Le nombre de Rohingya réfugiés au Bangladesh depuis fin août pour échapper aux violences en Birmanie a franchi la barre du demi-million, a annoncé l'ONU, jeudi. Le flux des passages tend toutefois à faiblir depuis plusieurs jours.
L'exode des Rohingya de Birmanie a franchi, jeudi 28 septembre, le cap symbolique du demi-million de réfugiés arrivés au Bangladesh depuis fin août. Cette crise humanitaire est suivie de près par l'ONU, qui n'a pas pu se rendre dans la région, comme prévu.
Des représentants des Nations unies devaient, pour la première fois depuis le début de la nouvelle flambée de violences, avoir accès au théâtre du conflit dans l'État birman du Rakhine (ouest) mais le gouvernement birman a reporté cette visite très encadrée à la dernière minute, officiellement à cause du mauvais temps.

Le Conseil de sécurité de l'ONU doit se réunir dans la journée à New York pour évoquer à nouveau le conflit en Birmanie, qui provoque l'un des plus importants déplacements de population de ce début de XXIe siècle en Asie.
L'exode des Rohingya a pris de court le Bangladesh, nation pauvre d'Asie du Sud à majorité musulmane. Dans les gigantesques camps à la frontière, autorités et ONG sont débordées par la marée humaine et s'inquiètent des risques sanitaires : les conditions sont réunies pour l'apparition d'épidémies de choléra, dysenterie ou diarrhées.
À quelques heures de la réunion du Conseil de l'ONU, le Bangladesh a été le témoin d'une nouvelle tragédie migratoire. Partie mercredi soir d'un village côtier du Rakhine, une embarcation de Rohingya a coulé à quelques encablures de la terre ferme. Les eaux du golfe du Bengale ont charrié 14 corps, principalement des femmes et des enfants. Ce bilan humain était appelé à s'alourdir.
Guerre d'informations
Minorité musulmane de l'ouest de la Birmanie, les Rohingya fuient une campagne de répression de l'armée consécutive à des attaques de la jeune rébellion rohingya le 25 août 2017. L'ONU considère que l'armée birmane et les milices bouddhistes se livrent à une épuration ethnique contre cette communauté au Rakhine, région historiquement troublée.

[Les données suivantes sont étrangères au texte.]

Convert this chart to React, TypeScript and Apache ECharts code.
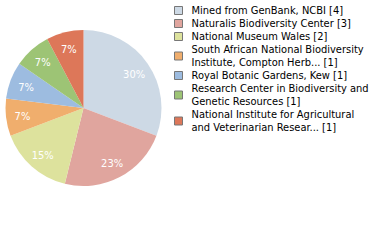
import React, { useEffect, useRef } from "react";
import * as echarts from "echarts";

const names = [
  "Mined from GenBank, NCBI [4]",
  "Naturalis Biodiversity Center [3]",
  "National Museum Wales [2]",
  "South African National Biodiversity\nInstitute, Compton Herb... [1]",
  "Royal Botanic Gardens, Kew [1]",
  "Research Center in Biodiversity and\nGenetic Resources [1]",
  "National Institute for Agricultural\nand Veterinarian Resear... [1]",
];
const values = [4, 3, 2, 1, 1, 1, 1];
const colors = ["#cdd9e5", "#e0a59e", "#dde29d", "#f0ae6d", "#9dbce0", "#9dc475", "#dd7759"];

export default function App() {
  const ref = useRef<HTMLDivElement>(null);
  useEffect(() => {
    document.body.style.margin = "0";
    const chart = echarts.init(ref.current!, null, { renderer: "svg" });
    const total = values.reduce((a, b) => a + b, 0);
    const data = names.map((n, i) => ({ name: n, value: values[i], itemStyle: { color: colors[i] } }));
    chart.setOption({
      animation: false,
      legend: {
        orient: "vertical",
        left: 174,
        top: 4,
        padding: 0,
        icon: "rect",
        itemWidth: 8,
        itemHeight: 8,
        itemGap: 0,
        selectedMode: false,
        itemStyle: { borderColor: "#777", borderWidth: 1 },
        textStyle: { fontFamily: "DejaVu Sans Condensed", fontSize: 11, color: "#000", lineHeight: 13, padding: [0, 0, 0, 4] },
        data: names.map((n, i) => ({ name: n, itemStyle: { color: colors[i] } })),
      },
      series: [
        {
          type: "pie",
          center: [83.5, 108],
          radius: 78,
          startAngle: 90,
          silent: true,
          label: { show: false },
          labelLine: { show: false },
          data,
        },
        {
          type: "pie",
          center: [83.5, 109],
          radius: [39, 78],
          startAngle: 90,
          silent: true,
          itemStyle: { color: "transparent" },
          labelLine: { show: false },
          label: {
            show: true,
            position: "inside",
            color: "#fff",
            fontFamily: "DejaVu Sans Condensed",
            fontSize: 11,
            formatter: (p: any) => Math.floor((p.value / total) * 100) + "%",
          },
          data: names.map((n, i) => ({ name: n, value: values[i] })),
        },
      ],
    });
    return () => chart.dispose();
  }, []);
  return <div ref={ref} style={{ width: 380, height: 240 }} />;
}
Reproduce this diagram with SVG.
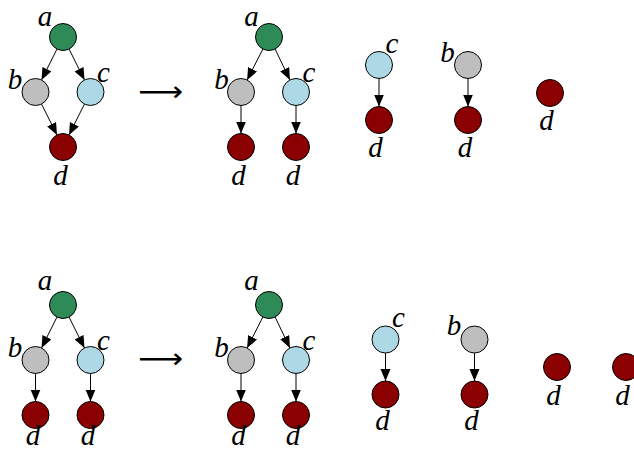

À Shah Porir Dwip, l’un des principaux points d’entrée des Rohingya au Bagladesh, la frontière est fermée depuis cinq jours. "Mais, la nuit, des réfugiés essaient de braver l’interdiction de passer", rapporte Cyril Payen, envoyé spécial de France 24.
Au Rakhine, côté birman, des dizaines de villages ont été réduits en cendre et des milliers de Rohingya seraient déplacés ou cachés dans les forêts, survivant avec peu de nourriture et sans aide médicale. "Des récits font état de villages et de maisons brûlés. Ils sont encore des dizaines de milliers à vouloir passer la frontière", selon Cyril Payen.
Sous le feu des critiques, la Birmanie dénonce un parti pris pro-Rohingya de la communauté internationale et met largement en avant les près de 30 000 bouddhistes et hindous également déplacés par les combats depuis fin août.
Vilipendée, sa dirigeante Aung San Suu Kyi doit préserver un fragile équilibre avec la très puissante armée, à l'œuvre dans ce conflit. Dans un discours la semaine dernière, la prix Nobel de la paix s'est dite ouverte à un retour de réfugiés mais selon des critères qui restaient ambigus. Les Rohingya, plus grande population apatride au monde, sont traités comme des étrangers en Birmanie, un pays à plus de 90 % bouddhiste.